L’EUR a perdu du terrain face à toutes les devises principales. L’USD a gagné 0,5%, la livre sterling (GBP) 1%, le franc suisse (CHF) 0,8%. Les devises liées aux matières premières ont progressé aussi. Le dollar australien (AUD) a gagné 0,3% malgré la crainte d’une baisse imminente des taux directeurs, le néo-zélandais (NZD) 0,75%, le canadien (CAD) 0,6%, le sud-africain (ZAR) 0,75%, la couronne norvégienne (NOK) 0,2% et le rouble russe (RUB) 1,45%. Le real brésilien (BRL) a fléchi de 0,45% suite à la rétrogradation de Petrobras jusqu’à la qualité de pacotille par l’agence Moody’s. Les tensions politiques en Turquie ont causé la dégringolade de la lire (TRY). Elle a perdu 1,6%.

Le marché des capitaux a été submergé par une demande soutenue de titres souverains. Tous les emprunts d’Etat ont gagné du terrain. Les périphériques européennes ont affiché de meilleures performances que celles de qualité en EUR, avec la Grèce à leur tête gagnant plus de 6%. Les emprunts au nom de Petrobras ont perdu 2% en moyenne. On dénombrait 4 fois plus de titres à la hausse qu’inversement tant en EUR qu’en USD ou GBP. Les devises à haut rendement ont aussi affiché de belles performances, excepté la TRY et le RUB.

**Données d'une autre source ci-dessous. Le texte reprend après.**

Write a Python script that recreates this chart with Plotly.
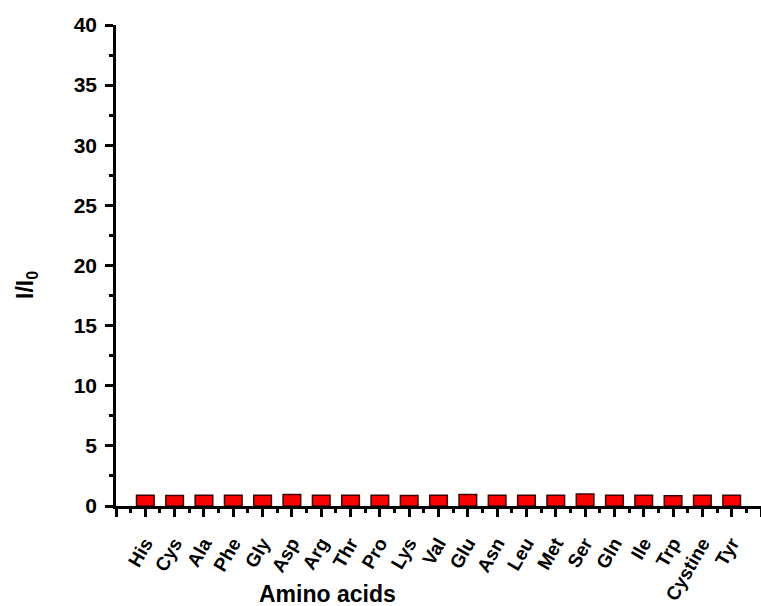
import plotly.graph_objects as go

amino_acids = ["His", "Cys", "Ala", "Phe", "Gly", "Asp", "Arg", "Thr", "Pro", "Lys",
               "Val", "Glu", "Asn", "Leu", "Met", "Ser", "Gln", "Ile", "Trp", "Cystine", "Tyr"]
ratio = [0.90, 0.88, 0.90, 0.90, 0.90, 0.95, 0.90, 0.90, 0.90, 0.87,
         0.90, 0.96, 0.90, 0.90, 0.90, 0.99, 0.90, 0.90, 0.86, 0.90, 0.89]
y_ticks = [0, 5, 10, 15, 20, 25, 30, 35, 40]

positions = list(range(len(amino_acids)))
tickvals = [-1] + positions + [len(amino_acids)]
ticktext = [""] + amino_acids + [""]

FONT = "Liberation Sans, Arial, sans-serif"

fig = go.Figure(go.Bar(
    x=positions, y=ratio, width=0.6,
    marker=dict(color="#FF0000", line=dict(color="#400000", width=1.5)),
))

fig.update_layout(
    width=761, height=606,
    margin=dict(l=116, r=0, t=25, b=100, autoexpand=False),
    plot_bgcolor="white", paper_bgcolor="white",
    showlegend=False,
    font=dict(family=FONT, color="black", size=20, weight="bold"),
)

fig.update_xaxes(
    range=[-1, len(amino_acids)],
    tickmode="array", tickvals=tickvals, ticktext=ticktext,
    tickangle=-60,
    showline=True, linecolor="black", linewidth=2.5,
    ticks="outside", ticklen=8, tickwidth=2.5, tickcolor="black",
    ticklabelstandoff=8,
    tickfont=dict(family=FONT, size=19, weight="bold"),
    showgrid=False, zeroline=False, automargin=False,
    minor=dict(tick0=0.5, dtick=1, ticks="outside", ticklen=4, tickwidth=2.5, tickcolor="black"),
)

fig.update_yaxes(
    range=[0, 40],
    tickmode="array", tickvals=y_ticks,
    showline=True, linecolor="black", linewidth=2.5,
    ticks="outside", ticklen=8, tickwidth=2.5, tickcolor="black",
    ticklabelstandoff=4,
    tickfont=dict(family=FONT, size=21, weight="bold"),
    showgrid=False, zeroline=False, automargin=False,
    minor=dict(tick0=2.5, dtick=5, ticks="outside", ticklen=4, tickwidth=2.5, tickcolor="black"),
)

fig.add_annotation(
    text="Amino acids", xref="paper", yref="paper",
    x=(327 - 116) / 645, y=-(594 - 506) / 481,
    showarrow=False, xanchor="center", yanchor="middle",
    font=dict(family=FONT, size=23, weight="bold"),
)
fig.add_annotation(
    text="I/I<sub>0</sub>", xref="paper", yref="paper",
    x=-(116 - 26) / 645, y=(506 - 285) / 481,
    showarrow=False, xanchor="center", yanchor="middle", textangle=-90,
    font=dict(family=FONT, size=23, weight="bold"),
)

fig.write_html("out.html", config={"displayModeBar": False},
               post_script="document.body.style.margin='0';document.body.style.overflow='hidden';")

Un certain désarroi régnait sur le marché primaire. Nombre d’émetteurs étrangers ont mis à profit les conditions particulièrement avantageuses pour émettre en EUR, comme AT&T (BBB+) ou Mondelez (BBB). Les conditions de leurs émissions sont correctes. Les titres ne sont toutefois pas destinés aux petits porteurs. Pour ces derniers, il n’y avait pas grand-chose d’intéressant. Hormis les deux nouveaux emprunts de la Belgique qui ne rapportent quasiment rien, il y avait cette nouvelle émission de la BEI (AAA, supranationale) en TRY. Ses conditions sont plutôt chiches. Nous déconseillons la TRY. Si vous en possédez accusant une perte de change, tentez de la recouvrer partiellement en achetant des titres sous le pair (100%) sur le marché secondaire.